Retype the opening lines of the listing below, ending with the line that contains "color = d3.scaleOrdinal().domain(seriesNames).range(colors);", and leave out any pictures.

▶ **Figure scripts**
----------
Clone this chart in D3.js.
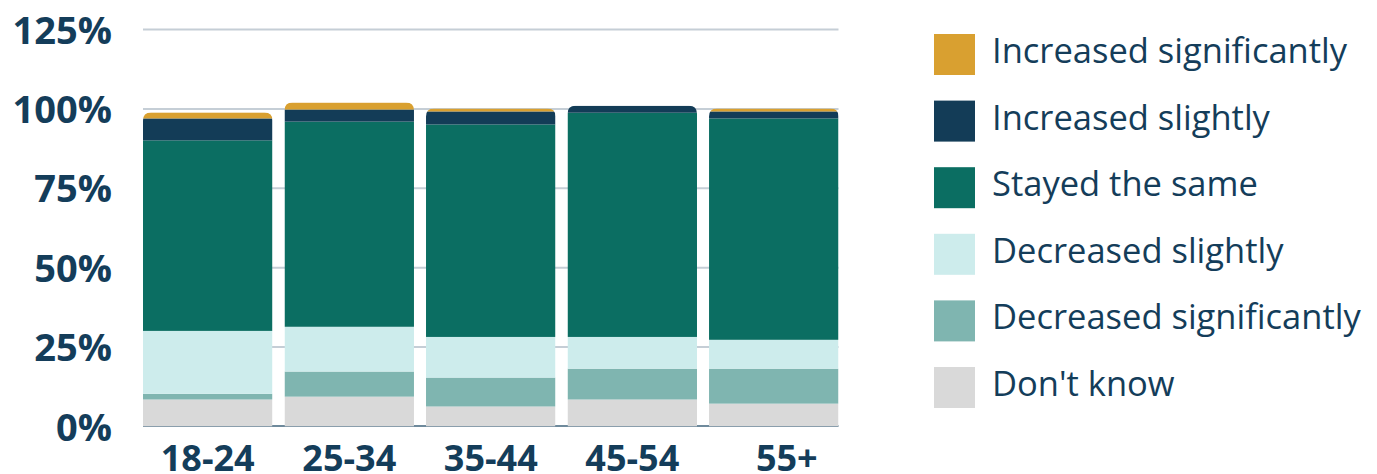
<!DOCTYPE html>
<html>
<head>
<meta charset="utf-8">
<script src="https://cdn.jsdelivr.net/npm/d3@7"></script>
<style>
  html, body { margin: 0; padding: 0; background: #fff; }
  svg { display: block; font-family: "Open Sans", sans-serif; }
</style>
</head>
<body>
<svg id="chart" width="1377" height="474"></svg>
<script>
const categories = ["18-24", "25-34", "35-44", "45-54", "55+"];
const seriesNames = ["Don't know", "Decreased significantly", "Decreased slightly", "Stayed the same", "Increased slightly", "Increased significantly"];
const dontKnow = [8.5, 9.4, 6.3, 8.5, 7.2];
const decreasedSignificantly = [1.8, 7.9, 9.1, 9.7, 11.0];
const decreasedSlightly = [19.8, 14.1, 12.8, 10.0, 9.1];
const stayedSame = [60.0, 64.6, 66.9, 70.6, 69.7];
const increasedSlightly = [6.9, 3.8, 4.1, 2.2, 2.2];
const increasedSignificantly = [1.9, 2.2, 0.9, 0, 0.9];
const yTicks = [0, 25, 50, 75, 100, 125];
const colors = ["#d9d9d9", "#7fb5b0", "#cdecec", "#0b6e62", "#133c57", "#d9a030"];
const legendOrder = ["Increased significantly", "Increased slightly", "Stayed the same", "Decreased slightly", "Decreased significantly", "Don't know"];

const seriesValues = [dontKnow, decreasedSignificantly, decreasedSlightly, stayedSame, increasedSlightly, increasedSignificantly];
const rows = categories.map((c, i) => {
  const r = { cat: c };
  seriesNames.forEach((s, k) => r[s] = seriesValues[k][i]);
  return r;
});
const stacked = d3.stack().keys(seriesNames)(rows);
const color = d3.scaleOrdinal().domain(seriesNames).range(colors);

const svg = d3.select("#chart");
const x = d3.scaleBand().domain(categories).range([143, 838.5]).paddingInner(0.085).paddingOuter(0);
const y = d3.scaleLinear().domain([0, 125]).range([426.5, 29.5]);
const textColor = "#143d5a";

// gridlines
svg.append("g").selectAll("line").data(yTicks.filter(t => t > 0)).join("line")
  .attr("x1", 143).attr("x2", 838.5)
  .attr("y1", d => y(d)).attr("y2", d => y(d))
  .attr("stroke", "#c5ced6").attr("stroke-width", 2);
// baseline
svg.append("line").attr("x1", 143).attr("x2", 838.5)
  .attr("y1", y(0) - 0.5).attr("y2", y(0) - 0.5)
  .attr("stroke", "#6f8a9c").attr("stroke-width", 2);

// clip paths with rounded tops
const totals = rows.map(r => d3.sum(seriesNames, s => r[s]));
const rad = 8;
const defs = svg.append("defs");
categories.forEach((c, i) => {
  const x0 = x(c), w = x.bandwidth(), top = y(totals[i]), bot = y(0);
  defs.append("clipPath").attr("id", "clip" + i)
    .append("path")
    .attr("d", `M${x0},${bot} L${x0},${top + rad} Q${x0},${top} ${x0 + rad},${top} L${x0 + w - rad},${top} Q${x0 + w},${top} ${x0 + w},${top + rad} L${x0 + w},${bot} Z`);
});

const barG = svg.append("g");
categories.forEach((c, i) => {
  const g = barG.append("g").attr("clip-path", `url(#clip${i})`);
  stacked.forEach(layer => {
    const d = layer[i];
    if (d[1] - d[0] <= 0) return;
    g.append("rect")
      .attr("x", x(c)).attr("width", x.bandwidth())
      .attr("y", y(d[1])).attr("height", y(d[0]) - y(d[1]))
      .attr("fill", color(layer.key));
  });
});

// y axis
const yAxis = svg.append("g").attr("transform", "translate(112,0)")
  .call(d3.axisLeft(y).tickValues(yTicks).tickFormat(d => d + "%").tickSize(0).tickPadding(0));
yAxis.select(".domain").remove();
yAxis.selectAll("text").attr("fill", textColor).attr("font-size", 38).attr("font-weight", 700)
  .attr("font-family", "Open Sans").attr("dy", "0.36em");

// x axis
const xAxis = svg.append("g").attr("transform", "translate(0,471)")
  .call(d3.axisBottom(x).tickSize(0).tickPadding(0));
xAxis.select(".domain").remove();
xAxis.selectAll("text").attr("fill", textColor).attr("font-size", 36).attr("font-weight", 700)
  .attr("font-family", "Open Sans").attr("dy", 0).attr("y", 0)
  .attr("dx", d => d === "55+" ? 13 : 0);

// legend
const lg = svg.append("g");
legendOrder.forEach((name, i) => {
  const yy = 34 + i * 66.6;
  lg.append("rect").attr("x", 934).attr("y", yy).attr("width", 41).attr("height", 41).attr("fill", color(name));
  lg.append("text").attr("x", 992).attr("y", yy + 29)
    .attr("fill", textColor).attr("font-size", 34.5).attr("font-family", "Open Sans").text(name);
});
</script>
</body>
</html>
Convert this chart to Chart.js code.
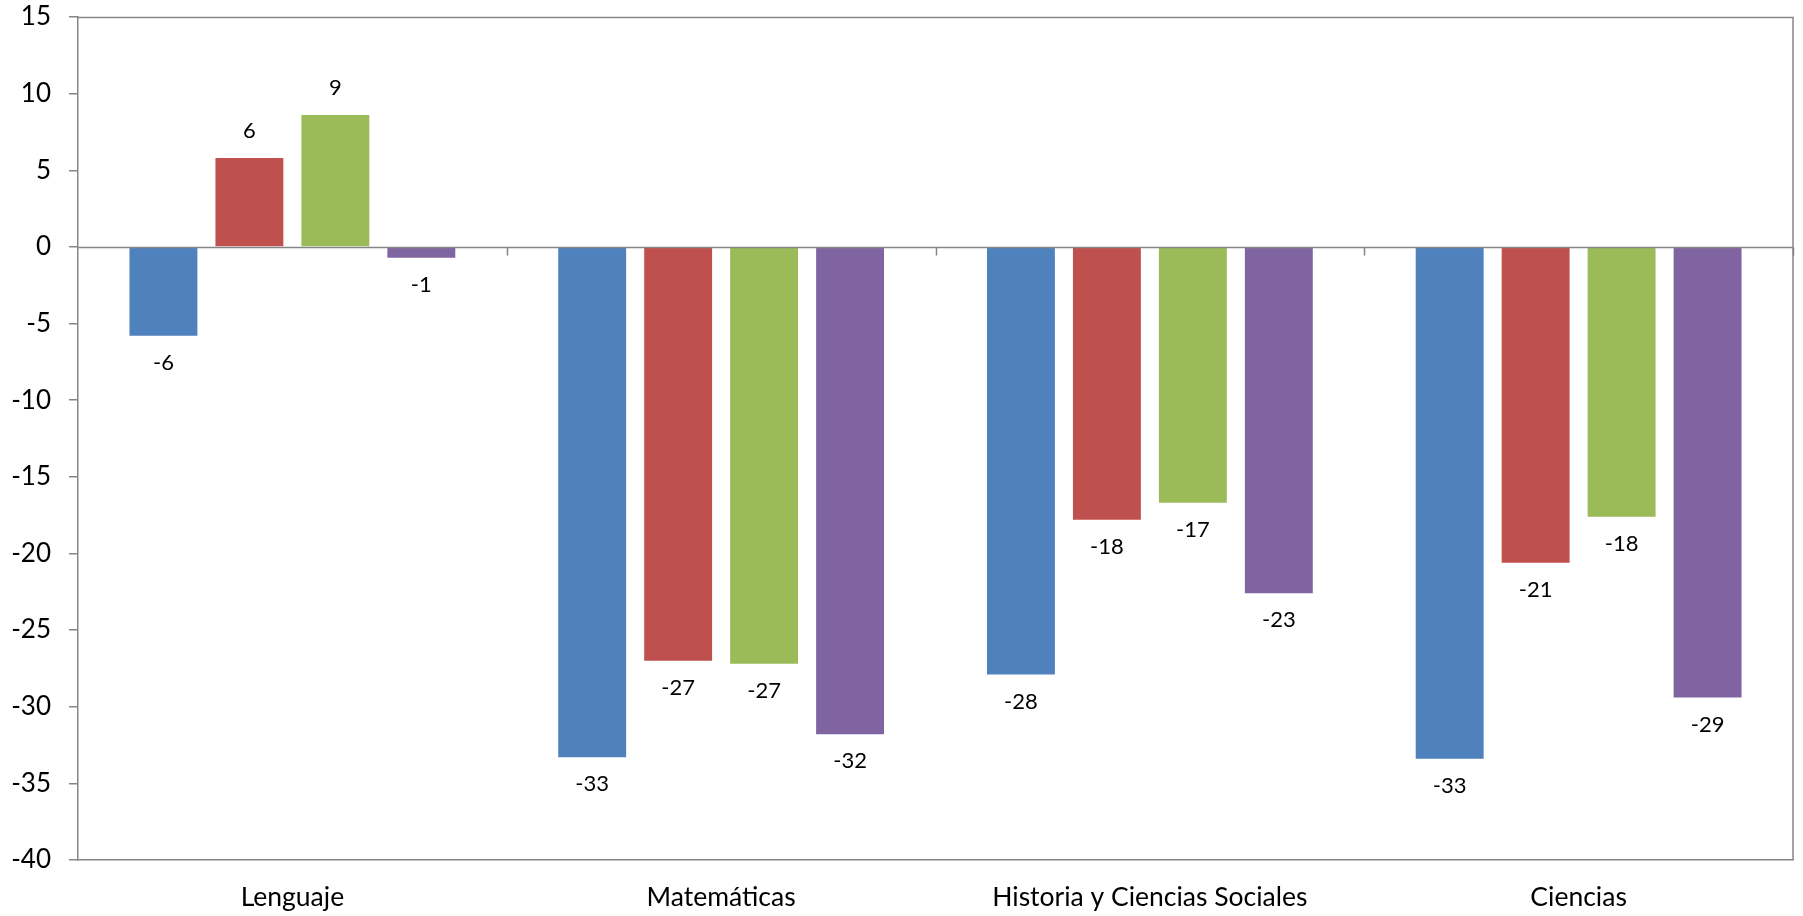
----------
▶ **OUTPUT OF THE TASK**
Clone this chart in D3.js.
<!DOCTYPE html>
<html>
<head>
<meta charset="utf-8">
<script src="https://cdn.jsdelivr.net/npm/d3@7"></script>
<style>
  html, body { margin: 0; padding: 0; background: #fff; }
  svg { display: block; font-family: "Open Sans", sans-serif; }
</style>
</head>
<body>
<svg id="chart" width="1377" height="474"></svg>
<script>
const categories = ["18-24", "25-34", "35-44", "45-54", "55+"];
const seriesNames = ["Don't know", "Decreased significantly", "Decreased slightly", "Stayed the same", "Increased slightly", "Increased significantly"];
const dontKnow = [8.5, 9.4, 6.3, 8.5, 7.2];
const decreasedSignificantly = [1.8, 7.9, 9.1, 9.7, 11.0];
const decreasedSlightly = [19.8, 14.1, 12.8, 10.0, 9.1];
const stayedSame = [60.0, 64.6, 66.9, 70.6, 69.7];
const increasedSlightly = [6.9, 3.8, 4.1, 2.2, 2.2];
const increasedSignificantly = [1.9, 2.2, 0.9, 0, 0.9];
const yTicks = [0, 25, 50, 75, 100, 125];
const colors = ["#d9d9d9", "#7fb5b0", "#cdecec", "#0b6e62", "#133c57", "#d9a030"];
const legendOrder = ["Increased significantly", "Increased slightly", "Stayed the same", "Decreased slightly", "Decreased significantly", "Don't know"];

const seriesValues = [dontKnow, decreasedSignificantly, decreasedSlightly, stayedSame, increasedSlightly, increasedSignificantly];
const rows = categories.map((c, i) => {
  const r = { cat: c };
  seriesNames.forEach((s, k) => r[s] = seriesValues[k][i]);
  return r;
});
const stacked = d3.stack().keys(seriesNames)(rows);
const color = d3.scaleOrdinal().domain(seriesNames).range(colors);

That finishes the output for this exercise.